To do => Write out the data below in full, unchanged, minus the images.

Data segment =>
— begin —

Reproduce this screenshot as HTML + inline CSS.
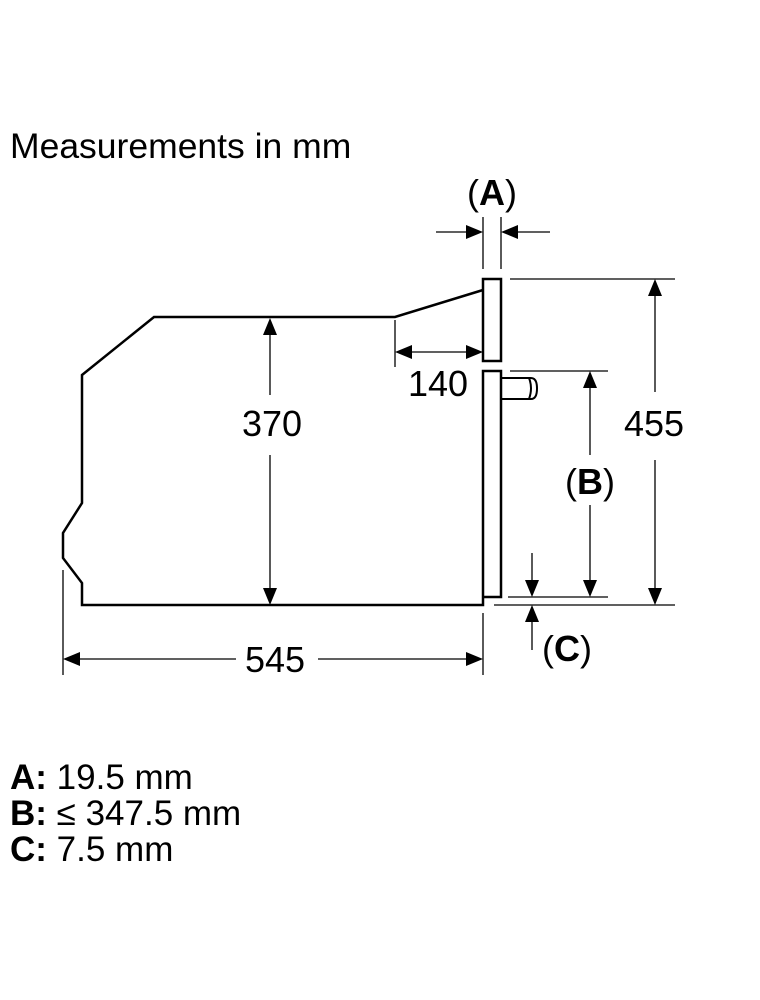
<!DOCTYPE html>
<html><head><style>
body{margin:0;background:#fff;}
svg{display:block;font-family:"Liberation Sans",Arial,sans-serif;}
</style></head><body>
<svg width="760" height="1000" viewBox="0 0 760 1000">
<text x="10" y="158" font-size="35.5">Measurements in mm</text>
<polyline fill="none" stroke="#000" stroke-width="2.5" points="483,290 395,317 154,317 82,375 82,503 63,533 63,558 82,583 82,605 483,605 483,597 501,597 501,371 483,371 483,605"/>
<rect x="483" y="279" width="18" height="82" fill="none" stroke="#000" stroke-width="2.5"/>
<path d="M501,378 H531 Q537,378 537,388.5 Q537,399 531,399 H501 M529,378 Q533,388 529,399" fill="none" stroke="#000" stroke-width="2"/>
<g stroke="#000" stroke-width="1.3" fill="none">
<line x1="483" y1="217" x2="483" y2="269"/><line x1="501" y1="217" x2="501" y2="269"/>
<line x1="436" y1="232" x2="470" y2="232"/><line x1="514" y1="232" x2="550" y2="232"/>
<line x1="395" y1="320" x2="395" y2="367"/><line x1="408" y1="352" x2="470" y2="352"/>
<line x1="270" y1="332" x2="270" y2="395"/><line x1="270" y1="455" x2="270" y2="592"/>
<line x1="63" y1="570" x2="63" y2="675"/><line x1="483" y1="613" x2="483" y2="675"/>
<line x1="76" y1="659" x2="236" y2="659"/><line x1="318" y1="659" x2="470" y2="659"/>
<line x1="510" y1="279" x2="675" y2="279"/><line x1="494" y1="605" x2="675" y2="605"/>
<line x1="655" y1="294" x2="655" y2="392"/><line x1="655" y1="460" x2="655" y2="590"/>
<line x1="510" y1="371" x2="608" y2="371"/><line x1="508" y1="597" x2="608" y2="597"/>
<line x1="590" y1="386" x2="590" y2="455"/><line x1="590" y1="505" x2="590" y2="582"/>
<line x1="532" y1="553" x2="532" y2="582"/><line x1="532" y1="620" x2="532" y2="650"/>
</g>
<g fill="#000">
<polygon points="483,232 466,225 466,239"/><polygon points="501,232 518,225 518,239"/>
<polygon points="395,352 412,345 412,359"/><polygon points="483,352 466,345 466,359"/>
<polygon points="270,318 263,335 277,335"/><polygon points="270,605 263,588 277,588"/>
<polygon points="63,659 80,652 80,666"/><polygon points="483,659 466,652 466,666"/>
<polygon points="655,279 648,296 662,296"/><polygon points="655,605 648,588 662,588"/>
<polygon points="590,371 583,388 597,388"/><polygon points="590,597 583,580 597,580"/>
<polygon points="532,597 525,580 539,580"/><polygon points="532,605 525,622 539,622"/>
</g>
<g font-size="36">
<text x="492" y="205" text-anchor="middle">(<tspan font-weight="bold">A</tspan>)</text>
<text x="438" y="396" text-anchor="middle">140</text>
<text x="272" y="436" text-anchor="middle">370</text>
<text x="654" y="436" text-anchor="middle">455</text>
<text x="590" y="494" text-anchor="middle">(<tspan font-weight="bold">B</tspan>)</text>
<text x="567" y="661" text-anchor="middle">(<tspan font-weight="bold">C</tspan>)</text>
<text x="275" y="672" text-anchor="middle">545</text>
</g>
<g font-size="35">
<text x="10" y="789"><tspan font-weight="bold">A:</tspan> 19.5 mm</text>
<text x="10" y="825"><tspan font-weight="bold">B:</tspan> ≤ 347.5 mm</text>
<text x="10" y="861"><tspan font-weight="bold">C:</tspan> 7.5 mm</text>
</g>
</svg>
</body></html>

— end —

Correct output =>
Reproduce this screenshot as HTML + inline CSS.
<!DOCTYPE html>
<html><head><style>
body{margin:0;background:#fff;}
svg{display:block;font-family:"Liberation Sans",Arial,sans-serif;}
</style></head><body>
<svg width="760" height="1000" viewBox="0 0 760 1000">
<text x="10" y="158" font-size="35.5">Measurements in mm</text>
<polyline fill="none" stroke="#000" stroke-width="2.5" points="483,290 395,317 154,317 82,375 82,503 63,533 63,558 82,583 82,605 483,605 483,597 501,597 501,371 483,371 483,605"/>
<rect x="483" y="279" width="18" height="82" fill="none" stroke="#000" stroke-width="2.5"/>
<path d="M501,378 H531 Q537,378 537,388.5 Q537,399 531,399 H501 M529,378 Q533,388 529,399" fill="none" stroke="#000" stroke-width="2"/>
<g stroke="#000" stroke-width="1.3" fill="none">
<line x1="483" y1="217" x2="483" y2="269"/><line x1="501" y1="217" x2="501" y2="269"/>
<line x1="436" y1="232" x2="470" y2="232"/><line x1="514" y1="232" x2="550" y2="232"/>
<line x1="395" y1="320" x2="395" y2="367"/><line x1="408" y1="352" x2="470" y2="352"/>
<line x1="270" y1="332" x2="270" y2="395"/><line x1="270" y1="455" x2="270" y2="592"/>
<line x1="63" y1="570" x2="63" y2="675"/><line x1="483" y1="613" x2="483" y2="675"/>
<line x1="76" y1="659" x2="236" y2="659"/><line x1="318" y1="659" x2="470" y2="659"/>
<line x1="510" y1="279" x2="675" y2="279"/><line x1="494" y1="605" x2="675" y2="605"/>
<line x1="655" y1="294" x2="655" y2="392"/><line x1="655" y1="460" x2="655" y2="590"/>
<line x1="510" y1="371" x2="608" y2="371"/><line x1="508" y1="597" x2="608" y2="597"/>
<line x1="590" y1="386" x2="590" y2="455"/><line x1="590" y1="505" x2="590" y2="582"/>
<line x1="532" y1="553" x2="532" y2="582"/><line x1="532" y1="620" x2="532" y2="650"/>
</g>
<g fill="#000">
<polygon points="483,232 466,225 466,239"/><polygon points="501,232 518,225 518,239"/>
<polygon points="395,352 412,345 412,359"/><polygon points="483,352 466,345 466,359"/>
<polygon points="270,318 263,335 277,335"/><polygon points="270,605 263,588 277,588"/>
<polygon points="63,659 80,652 80,666"/><polygon points="483,659 466,652 466,666"/>
<polygon points="655,279 648,296 662,296"/><polygon points="655,605 648,588 662,588"/>
<polygon points="590,371 583,388 597,388"/><polygon points="590,597 583,580 597,580"/>
<polygon points="532,597 525,580 539,580"/><polygon points="532,605 525,622 539,622"/>
</g>
<g font-size="36">
<text x="492" y="205" text-anchor="middle">(<tspan font-weight="bold">A</tspan>)</text>
<text x="438" y="396" text-anchor="middle">140</text>
<text x="272" y="436" text-anchor="middle">370</text>
<text x="654" y="436" text-anchor="middle">455</text>
<text x="590" y="494" text-anchor="middle">(<tspan font-weight="bold">B</tspan>)</text>
<text x="567" y="661" text-anchor="middle">(<tspan font-weight="bold">C</tspan>)</text>
<text x="275" y="672" text-anchor="middle">545</text>
</g>
<g font-size="35">
<text x="10" y="789"><tspan font-weight="bold">A:</tspan> 19.5 mm</text>
<text x="10" y="825"><tspan font-weight="bold">B:</tspan> ≤ 347.5 mm</text>
<text x="10" y="861"><tspan font-weight="bold">C:</tspan> 7.5 mm</text>
</g>
</svg>
</body></html>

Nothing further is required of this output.